By Alyssa Cole
The books are Radio Silence, Signal Boost, and Mixed Signals.
I’m not even sure how I came across these books, but I devoured them, haha. I mean, a black girl and an Asian boy meeting and finding loooove during the apocalypse? Then Asian boy’s gay brother and random Scandanavian? Then Asian boy’s cool sister finding more loooove in childhood Latino family friend? I mean, the author was ticking all the diversity boxes. I’m not sure whether I’m too used to characters being mainly white, particularly in the US context which is where they’re based in this series, but the level of diversity almost felt forced. So I’m not sure if that’s the author’s writing or my difficulty changing my paradigm to one that actually accepts diversity as the status quo. If the latter, it’s okay, because that’s why we’re doing this, right? To change that mentality and start to accept that, hey, why can’t a family just have a bunch of different coloured people who fall in loooove.

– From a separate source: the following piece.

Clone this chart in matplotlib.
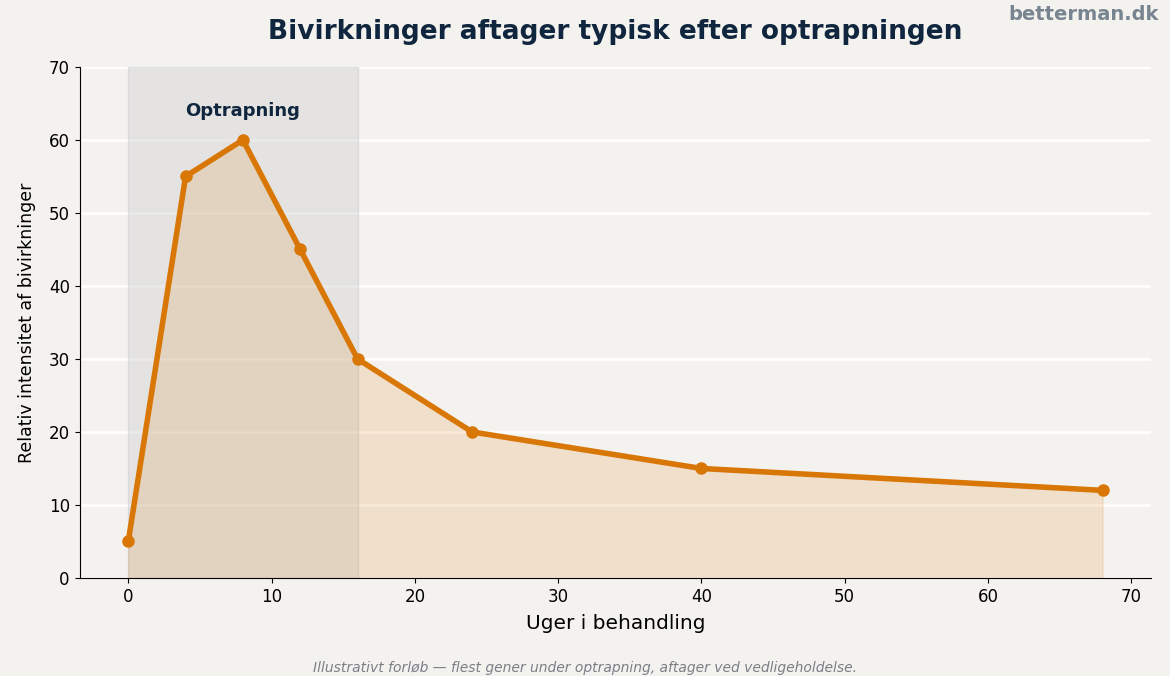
import matplotlib
matplotlib.use('Agg')
from matplotlib import pyplot as plt

# data
weeks = [0, 4, 8, 12, 16, 24, 40, 68]
intensity = [5, 55, 60, 45, 30, 20, 15, 12]
ramp_start = 0
ramp_end = 16

bg = '#f4f2ee'
orange = '#d97706'
navy = '#10263f'

fig = plt.figure(figsize=(11.7, 6.76), dpi=100, facecolor=bg)
ax = fig.add_axes([0.068, 0.145, 0.916, 0.756], facecolor=bg)

ax.axvspan(ramp_start, ramp_end, facecolor='#d6d6d6', edgecolor='#c8ccd4', alpha=0.5, zorder=1)
ax.fill_between(weeks, intensity, 0, color=orange, alpha=0.15, zorder=2)
ax.plot(weeks, intensity, color=orange, lw=4, marker='o', markersize=8, zorder=3)

ax.text((ramp_start + ramp_end) / 2, 64, 'Optrapning', ha='center', va='center',
        fontsize=13, fontweight='bold', color=navy)

ax.set_ylim(0, 70)
ax.set_xticks([0, 10, 20, 30, 40, 50, 60, 70])
ax.set_yticks([0, 10, 20, 30, 40, 50, 60, 70])
ax.tick_params(labelsize=12)
ax.grid(axis='y', color='white', lw=1.8, zorder=0)
ax.set_axisbelow(True)
for s in ['top', 'right']:
    ax.spines[s].set_visible(False)

ax.set_xlabel('Uger i behandling', fontsize=14.5, labelpad=6)
ax.set_ylabel('Relativ intensitet af bivirkninger', fontsize=12.5, labelpad=9)

fig.text(0.526, 0.953, 'Bivirkninger aftager typisk efter optrapningen', ha='center', va='center',
         fontsize=19, fontweight='bold', color=navy)
fig.text(0.99, 0.978, 'betterman.dk', ha='right', va='center', fontsize=14,
         fontweight='bold', color='#788590')
fig.text(0.5, 0.012, 'Illustrativt forløb — flest gener under optrapning, aftager ved vedligeholdelse.',
         ha='center', va='center', fontsize=10, style='italic', color='#7a7f87')

fig.savefig('out.png', dpi=100, facecolor=bg)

I keep writing looooove, mind you, because that’s what happens. This is a traditional teenager/young adult series. It has them meet, sparks just flying all over the place (and I think back to when I met my boyfriend, and just, nah, this did not happen haha) and the relationship immediately takes root, drama drama, but all things are solved in the end because, no matter what, they have looooove.
I mean, the plot itself is pretty interesting, but that might be because I love a good apocalypse or alternate universe, and here the cell towers or satellites have messed up, there’s no signal (get it? Radio silence, signals?) so no internet, no phone calls, etc. People are losing it, everyone’s Izzy-level “survival of the fittest” and the main black girl and her gay Asian roommate decide to go to his family’s cabin in the woods where his family are supposed to be. It’s quite clichéd. The way they describe these characters, they’re caricatures of beauty and intelligence and insert-positive-adjective-here; like the Asian sister’s “spunky” and “fierce” and “independent”, the way the rebel Asian girl is supposed to be. But that’s what makes a good teen book. Easy characters, easy plot, easy reading.